Menuju konten utama

Akui Terlibat Korupsi, Tonny Budiono Sedih Tak Bisa Jadi Panutan

Saat menyampaikan pleidoi, Tonny sempat bersedih karena merasa tidak mampu menjadi panutan keluarga karena terjerat korupsi.

Akui Terlibat Korupsi, Tonny Budiono Sedih Tak Bisa Jadi Panutan
Terdakwa kasus suap perizinan dan proyek-proyek di Direktorat Perhubungan Laut Kemenhub Antonius Tonny Budiono menjalani sidang yang beragenda pembacaan tuntutan JPU di Pengadilan Tipikor, Kamis (19/4/2018). ANTARA FOTO/Galih Pradipta.

tirto.id - Mantan Dirjen Perhubungan Laut Antonius Tony Budiono merasa bersalah karena menerima uang korupsi. Ia pun menilai keputusan jaksa sudah sesuai ketentuan hukum. Namun, Tonny sempat bersedih karena merasa tidak mampu menjadi panutan keluarga karena terjerat korupsi.

"Saya sebagai orang tua, [diam dan menangis] benar-benar berharap untuk menjadi pelayanan panutan untuk anak-anak saya. Tapi saya seperti ini," ujar Tonny dalam persidangan di Gedung Pengadilan Negeri Jakarta Pusat, Jakarta, Kamis (3/5/2018).

Tonny menyebut, dirinya sudah mendapat pemberhentian sementara dari Kementerian Perhubungan. Meskipun duduk di kursi pesakitan, Tonny tetap memberikan pesan kepada para rekannya yang hadir dalam persidangan untuk tidak menjadi sepertinya.

"Minta pengampunan intinya?" tanya Zuhri.

"Siap, Yang Mulia," kata Tonny.

Para hakim pun sempat melakukan pembicaraan setelah mendengar permohonan Tonny. Hakim Zuhri menyebut para majelis hakim akan bermusyawarah setelah jaksa tetap pada sikap tuntutan.
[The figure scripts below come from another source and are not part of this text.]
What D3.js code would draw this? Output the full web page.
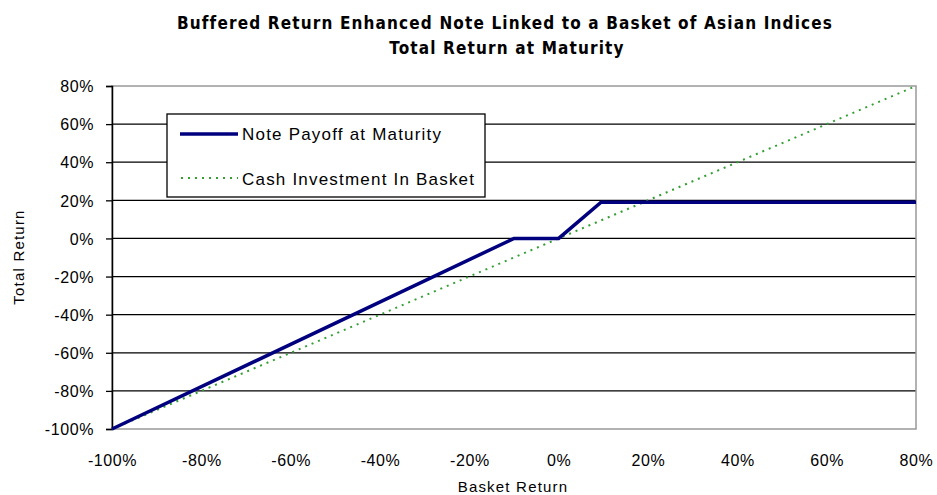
<!DOCTYPE html>
<html lang="en">
<head>
<meta charset="UTF-8">
<title>Buffered Return Enhanced Note</title>
<script src="https://cdn.jsdelivr.net/npm/d3@7"></script>
<style>
    body { margin: 0; background: #fff; }
    text { font-family: Arial, "Liberation Sans", sans-serif; }
</style>
</head>
<body>
<svg id="chart" width="937" height="495"></svg>
<script>
// basket return (x) and total return (y), in percent
let noteX = [-100, -10, 0, 9.5, 80];
let noteY = [-100, 0, 0, 19, 19];
let cashX = [-100, 80];
let cashY = [-100, 80];
let xTicks = [-100, -80, -60, -40, -20, 0, 20, 40, 60, 80];
let yTicks = [-100, -80, -60, -40, -20, 0, 20, 40, 60, 80];
let seriesNames = ["Note Payoff at Maturity", "Cash Investment In Basket"];

let svg = d3.select("#chart");
let plotL = 112, plotR = 916, plotT = 86, plotB = 429;

let x = d3.scaleLinear().domain([-100, 80]).range([plotL, plotR]);
let y = d3.scaleLinear().domain([-100, 80]).range([plotB, plotT]);

// title
let titleFont = "'Liberation Sans Narrow', 'DejaVu Sans Condensed', Arial, sans-serif";
svg.append("text").attr("x", 505).attr("y", 29).attr("text-anchor", "middle")
    .style("font-size", "17px").style("font-weight", "bold").style("letter-spacing", "1.15px")
    .style("font-family", titleFont)
    .text("Buffered Return Enhanced Note Linked to a Basket of Asian Indices");
svg.append("text").attr("x", 507).attr("y", 54).attr("text-anchor", "middle")
    .style("font-size", "17px").style("font-weight", "bold").style("letter-spacing", "1.15px")
    .style("font-family", titleFont)
    .text("Total Return at Maturity");

// gridlines
svg.append("g").selectAll("line").data(yTicks.filter(d => d > -100 && d < 80)).join("line")
    .attr("x1", plotL).attr("x2", plotR)
    .attr("y1", d => y(d)).attr("y2", d => y(d))
    .attr("stroke", "#000").attr("stroke-width", 1.3);

// plot frame (grey)
svg.append("rect").attr("x", plotL).attr("y", plotT)
    .attr("width", plotR - plotL).attr("height", plotB - plotT)
    .attr("fill", "none").attr("stroke", "#999").attr("stroke-width", 1.5);

// y axis
let yAxis = svg.append("g").attr("transform", `translate(${plotL},0)`)
    .call(d3.axisLeft(y).tickValues(yTicks).tickFormat(d => d + "%").tickSizeOuter(0).tickSize(6));
yAxis.select(".domain").attr("stroke", "#000").attr("stroke-width", 1.5);
yAxis.selectAll(".tick line").attr("stroke", "#000").attr("stroke-width", 1.3);
yAxis.selectAll("text").style("font-size", "16px").style("letter-spacing", "0.6px")
    .attr("x", -18).attr("dy", "0.36em");

// x axis
let xAxis = svg.append("g").attr("transform", `translate(0,${plotB})`)
    .call(d3.axisBottom(x).tickValues(xTicks).tickFormat(d => d + "%").tickSize(0));
xAxis.select(".domain").remove();
xAxis.selectAll("text").style("font-size", "16px").style("letter-spacing", "0.6px").attr("y", 26);

// axis titles
svg.append("text").attr("transform", "translate(24,257) rotate(-90)")
    .attr("text-anchor", "middle").style("font-size", "15px").style("letter-spacing", "1.2px")
    .text("Total Return");
svg.append("text").attr("x", 513).attr("y", 492).attr("text-anchor", "middle")
    .style("font-size", "15px").style("letter-spacing", "1.2px").text("Basket Return");

let line = d3.line().x(d => x(d[0])).y(d => y(d[1]));

// cash investment (dotted green)
svg.append("path").datum(d3.zip(cashX, cashY)).attr("d", line)
    .attr("fill", "none").attr("stroke", "#33a033").attr("stroke-width", 2)
    .attr("stroke-dasharray", "2,5");

// note payoff (navy)
svg.append("path").datum(d3.zip(noteX, noteY)).attr("d", line)
    .attr("fill", "none").attr("stroke", "#00007f").attr("stroke-width", 3.5);

// legend
let lg = svg.append("g");
lg.append("rect").attr("x", 167).attr("y", 114).attr("width", 318).attr("height", 83)
    .attr("fill", "#fff").attr("stroke", "#000").attr("stroke-width", 1.3);
lg.append("line").attr("x1", 180).attr("x2", 238).attr("y1", 134).attr("y2", 134)
    .attr("stroke", "#00007f").attr("stroke-width", 3.5);
lg.append("line").attr("x1", 181).attr("x2", 238).attr("y1", 178).attr("y2", 178)
    .attr("stroke", "#33a033").attr("stroke-width", 2).attr("stroke-dasharray", "2,5");
lg.append("text").attr("x", 242).attr("y", 140).style("font-size", "17px").style("letter-spacing", "1.2px")
    .text(seriesNames[0]);
lg.append("text").attr("x", 242).attr("y", 185).style("font-size", "17px").style("letter-spacing", "1.2px")
    .text(seriesNames[1]);
</script>
</body>
</html>
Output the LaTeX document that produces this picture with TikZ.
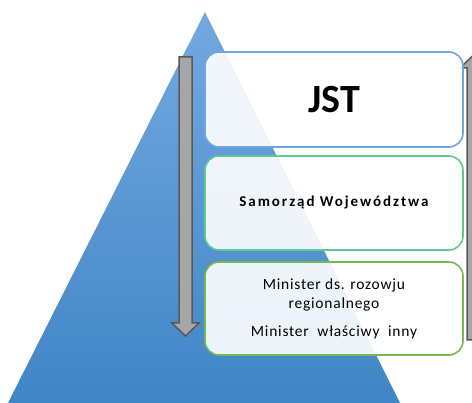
\documentclass[tikz,border=0pt]{standalone}
\usepackage{fontspec}
\setmainfont{Carlito}
\usetikzlibrary{positioning}
\definecolor{triTop}{HTML}{74A8E0}
\definecolor{triBot}{HTML}{3F86C6}
\definecolor{boxBlue}{HTML}{6FA6DC}
\definecolor{boxTeal}{HTML}{5CCB92}
\definecolor{boxGreen}{HTML}{76B852}
\definecolor{arrFill}{HTML}{A6A6A6}
\definecolor{arrLine}{HTML}{595959}
\tikzset{
  tier/.style={draw, line width=1.6pt, rounded corners=14pt, fill=white, fill opacity=0.9, text opacity=1,
    minimum width=258pt, inner sep=0pt, align=center, text=black},
  bigarrow/.style={fill=arrFill, draw=arrLine, line width=1.5pt, line join=miter},
}
\begin{document}
\begin{tikzpicture}[x=1pt,y=-1pt]
\useasboundingbox (0,0) rectangle (472,403);
\begin{scope}
\clip (0,0) rectangle (472,403);
% pyramid
\shade[top color=triTop, bottom color=triBot] (205,12) -- (400,403) -- (8,403) -- cycle;
% left down arrow
\draw[bigarrow] (179,57) -- (192,57) -- (192,323) -- (199,323) -- (185.5,336) -- (172,323) -- (179,323) -- cycle;
% right up arrow
\draw[bigarrow] (467,340) -- (480,340) -- (480,68) -- (487,68) -- (473.5,55) -- (460,68) -- (467,68) -- cycle;
\end{scope}
% tiers
\node[tier, draw=boxBlue, minimum height=95pt, font=\fontsize{40}{44}\selectfont\bfseries] (jst) at (334,99.5) {JST};
\node[tier, draw=boxTeal, minimum height=94pt, font=\fontsize{15}{18}\selectfont\bfseries\addfontfeature{LetterSpace=13}] (woj) at (334,203) {Samorząd Województwa};
\node[tier, draw=boxGreen, minimum height=93pt, font=\fontsize{15.5}{20}\selectfont\addfontfeature{LetterSpace=5}] (min) at (334,308.5) {Minister ds. rozowju\\[-1pt] regionalnego\\[8pt] Minister~ właściwy~ inny};
\end{tikzpicture}
\end{document}
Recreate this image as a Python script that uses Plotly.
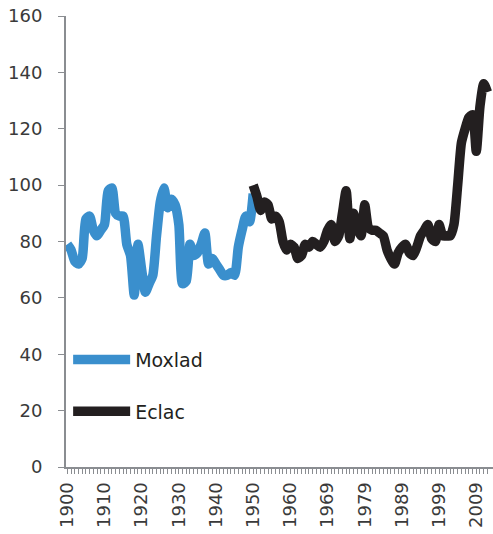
import plotly.graph_objects as go

# Category labels (one per category, label shown every 10th)
years = list(range(1900, 1961)) + list(range(1960, 2013))

moxlad = [79, 77, 73, 72, 74, 88, 89, 84, 82, 84,
          86, 98, 99, 90, 89, 89, 79, 75, 61, 79,
          70, 62, 65, 68, 82, 94, 99, 92, 95, 93,
          86, 65, 66, 79, 75, 76, 79, 83, 72, 74,
          72, 70, 68, 68, 69, 68, 78, 84, 89, 87,
          97]

eclac = [100, 96, 91, 94, 93, 88, 89, 87, 80, 77,
         79, 78, 74, 75, 79, 78, 80, 79, 78, 80,
         84, 86, 80, 82, 90, 98, 81, 90, 85, 82,
         93, 85, 84, 84, 83, 82, 77, 74, 72, 76,
         78, 79, 76, 75, 78, 82, 84, 86, 81, 80,
         86, 82, 82, 82, 86, 100, 115, 120, 124, 125,
         112, 128, 136, 133]

idx = list(range(len(years)))
mox_x = idx[:len(moxlad)]
ecl_x = idx[len(moxlad) - 1:len(moxlad) - 1 + len(eclac)]

tick_text = [str(y) if i % 10 == 0 else "" for i, y in enumerate(years)]

fig = go.Figure()
fig.add_trace(go.Scatter(x=mox_x, y=moxlad, mode="lines", name="Moxlad",
                         legendgroup="a",
                         line=dict(color="#3a8fcd", width=9.5, shape="spline", smoothing=0.6)))
fig.add_trace(go.Scatter(x=ecl_x, y=eclac, mode="lines", name="Eclac",
                         legendgroup="b",
                         line=dict(color="#231f20", width=9.5, shape="spline", smoothing=0.6)))

axis_col = "#8a8d91"
fig.update_layout(
    width=493, height=534,
    margin=dict(l=66, r=0, t=16, b=67),
    paper_bgcolor="white", plot_bgcolor="white",
    font=dict(family="DejaVu Sans", size=18, color="#3a3a3a"),
    showlegend=True,
    legend=dict(x=0.005, y=0.28, xanchor="left", yanchor="top",
                bgcolor="rgba(0,0,0,0)", itemwidth=57,
                tracegroupgap=24,
                font=dict(family="DejaVu Sans", size=19, color="#231f20")),
    xaxis=dict(range=[-0.35, 114.5], tickmode="array", tickvals=idx, ticktext=tick_text,
               tickangle=-90, ticks="outside", ticklen=5, tickcolor=axis_col, tickwidth=1,
               showline=True, linecolor=axis_col, linewidth=2, showgrid=False,
               zeroline=False, automargin=False, ticklabelstandoff=1),
    yaxis=dict(range=[0, 160], dtick=20, ticks="outside", ticklen=6, tickcolor=axis_col,
               tickwidth=1, showline=True, linecolor=axis_col, linewidth=2,
               showgrid=False, zeroline=False, automargin=False, ticklabelstandoff=12),
)

fig.write_html("out.html", config={"displayModeBar": False},
               post_script="document.body.style.margin='0';")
Setelah itu, hakim Zuhri menyatakan majelis hakim akan membacakan putusan perkara Tonny pada dua pekan lagi, yakni 17 Mei 2018.

"Jadi kami tetapkan untuk menjatuhkan putusan terhadap vonis terdakwa kita tunda perkara ini hari Kamis tanggal 17 Mei," kata Hakim Zuhri.

Mantan Dirjen Perhubungan Laut Antonius Tonny Budiono dituntut hukuman tujuh tahun penjara dan denda 300 miliar. Antony dinilai terbukti secara sah dan meyakinkan melakukan tindak pidana korupsi berkaitan perizinan di lingkungan Dirjen Perhubungan Laut Kementerian Perhubungan.

Antony dinilai terbukti menerima uang secara bertahap dengan jumlah uang mencapai Rp2,3 miliar yang ditempatkan pada Tabungan Mandiri 12100 KCP Pekalongan Alun-Alun 13907 nomor rekening 1390017128988 berikut PIN dan kartu ATM Mandiri Visa Platinum Debit Nomor Kartu 4617005128520620 dari Adiputra Kurniawan selaku Komisaris PT Adiguna Keruktama.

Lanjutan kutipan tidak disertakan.